Llegó, inexorable el calendario, el diagosto. Fiestas de una u otra forma en todos los pueblos de la región. La Asunción de Nuestra Señora y el santo del perro y la calabaza, San Roque, traen los toros a muchos de los pueblos castellanos. Traen también el encuentro anual con aquellos que dejamos olvidados y con los que compartimos charla, vino y viandas alrededor de una mesa tosca y desaliñada en la frescura de una panera, de una bodega o de una limonada.

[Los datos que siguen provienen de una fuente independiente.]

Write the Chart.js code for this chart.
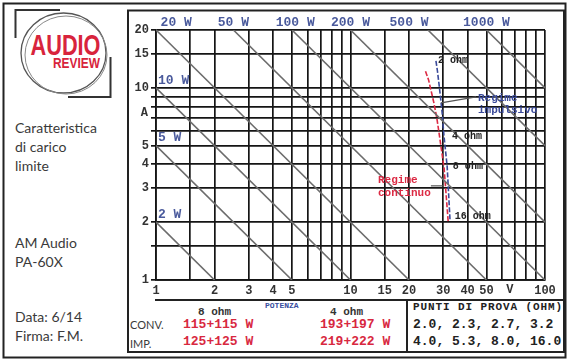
<!DOCTYPE html>
<html>
<head>
<meta charset="utf-8">
<script src="https://cdn.jsdelivr.net/npm/chart.js@4.4.1/dist/chart.umd.min.js"></script>
<style>
  html, body { margin: 0; padding: 0; background: #fff; }
  #wrap { position: relative; width: 569px; height: 361px; overflow: hidden; }
  #frame, #chart { position: absolute; left: 0; top: 0; }
  .t { position: absolute; white-space: nowrap; line-height: 16px; }
  .side { font-family: Lato, "Noto Sans", sans-serif; font-size: 14px; color: #3a3a3a; line-height: 19px; }
  .mono { font-family: "Liberation Mono", "DejaVu Sans Mono", monospace; font-weight: bold; }
  .red { color: #d8283f; }
</style>
</head>
<body>
<div id="wrap">
  <svg id="frame" width="569" height="361">
    <rect x="3.5" y="3.5" width="562" height="354" fill="none" stroke="#222" stroke-width="2"/>
    <rect x="128" y="10.5" width="436" height="341.5" fill="none" stroke="#222" stroke-width="2"/>
    <line x1="155" y1="300" x2="564" y2="300" stroke="#222" stroke-width="2"/>
    <line x1="407" y1="300" x2="407" y2="352" stroke="#222" stroke-width="2"/>
    <!-- logo -->
    <path d="M60 10 H15.5 V38" fill="none" stroke="#333" stroke-width="2"/>
    <path d="M110.5 57 V97 H68" fill="none" stroke="#333" stroke-width="2"/>
    <ellipse cx="63.5" cy="53" rx="42.5" ry="40" fill="none" stroke="#555" stroke-width="1.3"/>
    <ellipse cx="66" cy="55" rx="41" ry="39" fill="none" stroke="#888" stroke-width="1"/>
    <text x="30.5" y="55" textLength="70" lengthAdjust="spacingAndGlyphs" font-family="Liberation Sans, Arial, sans-serif" font-weight="bold" font-size="30" fill="#d8243c">AUDIO</text>
    <text x="53" y="68" textLength="47" lengthAdjust="spacingAndGlyphs" font-family="Liberation Sans, Arial, sans-serif" font-weight="bold" font-size="15" fill="#d8243c">REVIEW</text>
  </svg>

  <div class="t side" style="left:15px; top:118px;">Caratteristica<br>di carico<br>limite</div>
  <div class="t side" style="left:15px; top:233px;">AM Audio<br>PA-60X</div>
  <div class="t side" style="left:15px; top:307px;">Data: 6/14<br>Firma: F.M.</div>

  <div class="t mono" style="left:198px; top:304px; font-size:11px; color:#333;">8 ohm</div>
  <div class="t mono" style="left:265px; top:298px; font-size:8px; color:#3a4fa0;">POTENZA</div>
  <div class="t mono" style="left:330px; top:304px; font-size:11px; color:#333;">4 ohm</div>
  <div class="t mono" style="left:413px; top:299px; font-size:11px; letter-spacing:0.9px; color:#222;">PUNTI DI PROVA (OHM)</div>

  <div class="t side" style="left:130px; top:315px; font-size:11px; line-height:19px;">CONV.<br>IMP.</div>
  <div class="t mono red" style="left:183px; top:317px; font-size:13px;">115+115 W</div>
  <div class="t mono red" style="left:320px; top:317px; font-size:13px;">193+197 W</div>
  <div class="t mono red" style="left:183px; top:334px; font-size:13px;">125+125 W</div>
  <div class="t mono red" style="left:320px; top:334px; font-size:13px;">219+222 W</div>
  <div class="t mono" style="left:413px; top:317px; font-size:13px; color:#222;">2.0, 2.3, 2.7, 3.2</div>
  <div class="t mono" style="left:413px; top:334px; font-size:13px; color:#222;">4.0, 5.3, 8.0, 16.0</div>

  <canvas id="chart" width="569" height="361"></canvas>
</div>

<script>
// grid lines and tick labels
const xGrid = [1, 1.5, 2, 3, 4, 5, 6, 7, 8, 9, 10, 15, 20, 30, 40, 50, 60, 70, 80, 90, 100];
const xLabels = ['1', '', '2', '3', '4', '5', '', '', '', '', '10', '15', '20', '30', '40', '50', '', '', '', '', '100'];
const yGrid = [1, 1.5, 2, 3, 4, 5, 6, 7, 8, 9, 10, 15, 20];
const yLabels = ['1', '', '2', '3', '4', '5', '', '', '', '', '10', '15', '20'];

// constant power lines (watts), end points as [volts, amps]
const powerWatts = [2, 5, 10, 20, 50, 100, 200, 500, 1000];
const powerStart = [[1, 2], [1, 5], [1, 10], [1, 20], [2.5, 20], [5, 20], [10, 20], [25, 20], [50, 20]];
const powerEnd = [[2, 1], [5, 1], [10, 1], [20, 1], [50, 1], [100, 1], [100, 2], [100, 5], [100, 10]];

// measured limit curves at the test loads
const testOhms = [2.0, 2.3, 2.7, 3.2, 4.0, 5.3, 8.0, 16.0];
const impVolts = [27.5, 28.0, 28.5, 29.0, 29.6, 30.2, 31.4, 32.5];
const impAmps = [13.8, 12.2, 10.5, 9.0, 7.4, 5.7, 3.9, 2.03];
const contVolts = [24.3, 25.2, 26.0, 26.8, 27.8, 28.8, 30.3, 31.8];
const contAmps = [12.2, 11.0, 9.6, 8.4, 6.95, 5.45, 3.8, 2.0];

const MONO = '"Liberation Mono", "DejaVu Sans Mono", monospace';
const BLUE = '#3a4a9a';
const RED = '#dc2a44';

const powerDatasets = powerWatts.map((w, i) => ({
  label: w + ' W',
  data: [{ x: powerStart[i][0], y: powerStart[i][1] }, { x: powerEnd[i][0], y: powerEnd[i][1] }],
  borderColor: '#6c6c6c',
  borderWidth: 1.6,
  pointRadius: 0,
}));

const annotations = {
  id: 'annotations',
  afterDatasetsDraw(chart) {
    const { ctx, chartArea, scales: { x, y } } = chart;
    ctx.save();

    // power labels along the top and the left side
    ctx.font = 'bold 13px ' + MONO;
    ctx.fillStyle = '#4a5a9c';
    ctx.textBaseline = 'bottom';
    ctx.textAlign = 'center';
    [['20 W', 1.27], ['50 W', 2.5], ['100 W', 5.2], ['200 W', 10], ['500 W', 20], ['1000 W', 50]]
      .forEach(([txt, v]) => ctx.fillText(txt, x.getPixelForValue(v), chartArea.top - 1));
    ctx.textAlign = 'left';
    [['10 W', 10], ['5 W', 5], ['2 W', 2]]
      .forEach(([txt, a]) => ctx.fillText(txt, chartArea.left + 2, y.getPixelForValue(a) - 1));

    // axis unit letters
    ctx.font = 'bold 12px ' + MONO;
    ctx.fillStyle = '#333';
    ctx.textAlign = 'right';
    ctx.textBaseline = 'middle';
    ctx.fillText('A', chartArea.left - 8, y.getPixelForValue(7.4));
    ctx.textAlign = 'center';
    ctx.textBaseline = 'top';
    ctx.fillText('V', x.getPixelForValue(66), chartArea.bottom + 4);

    // leader lines
    ctx.strokeStyle = '#555';
    ctx.lineWidth = 1.2;
    [[[29.2, 8.35], [44.2, 8.98]], [[25.9, 3.09], [29.9, 3.09]]].forEach(([a, b]) => {
      ctx.beginPath();
      ctx.moveTo(x.getPixelForValue(a[0]), y.getPixelForValue(a[1]));
      ctx.lineTo(x.getPixelForValue(b[0]), y.getPixelForValue(b[1]));
      ctx.stroke();
    });

    // load labels and regime notes
    ctx.textAlign = 'left';
    ctx.textBaseline = 'middle';
    ctx.font = 'bold 10px ' + MONO;
    ctx.fillStyle = '#222';
    [['2 ohm', 28.2, 13.8], ['4 ohm', 33.3, 5.56], ['8 ohm', 33.6, 3.88], ['16 ohm', 34.4, 2.13]]
      .forEach(([txt, v, a]) => ctx.fillText(txt, x.getPixelForValue(v), y.getPixelForValue(a)));
    ctx.font = 'bold 11px ' + MONO;
    ctx.fillStyle = BLUE;
    ctx.fillText('Regime', x.getPixelForValue(45.2), y.getPixelForValue(8.87));
    ctx.fillText('impulsivo', x.getPixelForValue(45.2), y.getPixelForValue(7.68));
    ctx.fillStyle = RED;
    ctx.fillText('Regime', x.getPixelForValue(13.85), y.getPixelForValue(3.32));
    ctx.fillText('continuo', x.getPixelForValue(13.85), y.getPixelForValue(2.84));

    ctx.restore();
  }
};

const ctx = document.getElementById('chart').getContext('2d');
new Chart(ctx, {
  type: 'line',
  data: {
    datasets: [
      ...powerDatasets,
      {
        label: 'Regime impulsivo',
        data: impVolts.map((v, i) => ({ x: v, y: impAmps[i] })),
        borderColor: BLUE,
        borderWidth: 1.6,
        borderDash: [5, 2],
        pointRadius: 0,
      },
      {
        label: 'Regime continuo',
        data: contVolts.map((v, i) => ({ x: v, y: contAmps[i] })),
        borderColor: RED,
        borderWidth: 1.6,
        borderDash: [5, 2],
        pointRadius: 0,
      },
    ]
  },
  options: {
    responsive: false,
    animation: false,
    layout: { autoPadding: false, padding: { left: 130, top: 30, right: 24, bottom: 63 } },
    plugins: { legend: { display: false }, tooltip: { enabled: false } },
    scales: {
      x: {
        type: 'logarithmic',
        min: 1,
        max: 100,
        afterBuildTicks: s => { s.ticks = xGrid.map(v => ({ value: v })); },
        afterFit: s => { s.height = 18; },
        grid: { color: '#151515', lineWidth: 1.7, drawTicks: false },
        border: { color: '#151515', width: 1.7 },
        ticks: {
          autoSkip: false, maxRotation: 0, padding: 4, color: '#333',
          font: { family: MONO, weight: 'bold', size: 12 },
          callback: (v, i) => xLabels[i]
        }
      },
      y: {
        type: 'logarithmic',
        min: 1,
        max: 20,
        afterBuildTicks: s => { s.ticks = yGrid.map(v => ({ value: v })); },
        afterFit: s => { s.width = 26; },
        grid: { color: '#151515', lineWidth: 1.7, tickLength: 5 },
        border: { color: '#151515', width: 1.7 },
        ticks: {
          autoSkip: false, padding: 2, color: '#333',
          font: { family: MONO, weight: 'bold', size: 12 },
          callback: (v, i) => yLabels[i]
        }
      }
    }
  },
  plugins: [annotations]
});
</script>
</body>
</html>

La Virgen de Agosto y San Roque, dos de las advocaciones del santoral más toreras de España junto con el 8 de septiembre, Natividad de Nuestra Señora, dibujan un panorama taurino alentador, esperanzado, lleno de alegría y emoción en calles, corros y plazas de nuestros pueblos, corriendo y burlando la embestida de un toro bravo.
Es el momento de recordar, por ejemplo, muchas de las importantes localidades de la provincia vallisoletana que se entregan al juego eterno del hombre con el toro: Peñafiel, en su genuina plaza del coso, histórica y espectacular; Tudela de Duero, a la abrigada de los álamos de la ribera, corre toros con años y pitones; Rueda y Pollos, Villalar y Wamba; Viana y Castrejón de Trabancos; Cabezón de Pisuerga y Aldeamayor de San Martín… Localidades todas ellas unidas por el denominador común, el símbolo único de la identidad española que se ha extendido por oteros y riberas, páramos y valles.
Pero en esta llamada alegórica a la fiesta donde los toros tienen el protagonismo, pues, como dijo un viejo alcalde de por aquí, «una fiesta sin toros, es una fiesta muerta«, no pueden faltar las recomendaciones de alerta, prudencia, sentido y buen juicio de la gente para participar en encierros, capeas y probadillas. No todos podemos correr, citar, torear, intervenir en la lidia; pero eso sí, cada uno que participe desde el lugar más adecuado y seguro para él, pues la misma sensación atávica de miedo y emoción tiene quien está cerca de los cuernos del toro que quien está sentado en el último palo de cualquiera de las plazas donde los toros se corren. No queramos alardear de lo que no somos capaces de ejercer y ejecutar con absoluta seguridad. Por eso, bien está entender que encaramado en un balcón, aupado en la talanquera, o tras el parapeto protector también se disfruta con los toros. Miremos nuestra propia seguridad que, ya se sabe, tratándose de toros, el peligro está en ciernes y aparece en cualquier recoveco, donde menos se espera.
Las normas de seguridad en los encierros deben observarse escrupulosamente por cuantos voluntariamente participan en él, por los responsables municipales de los pueblos y por los organizadores de la función. Así se evitará más de un disgusto entre la gente que, en masa, acude a las localidades a seguir con un rito atávico, recibido de padres y abuelos, mamado desde la infancia, heredado de los mayores que revitalizan de alegría y emoción muchos de nuestros pueblos, al llegar el diagosto.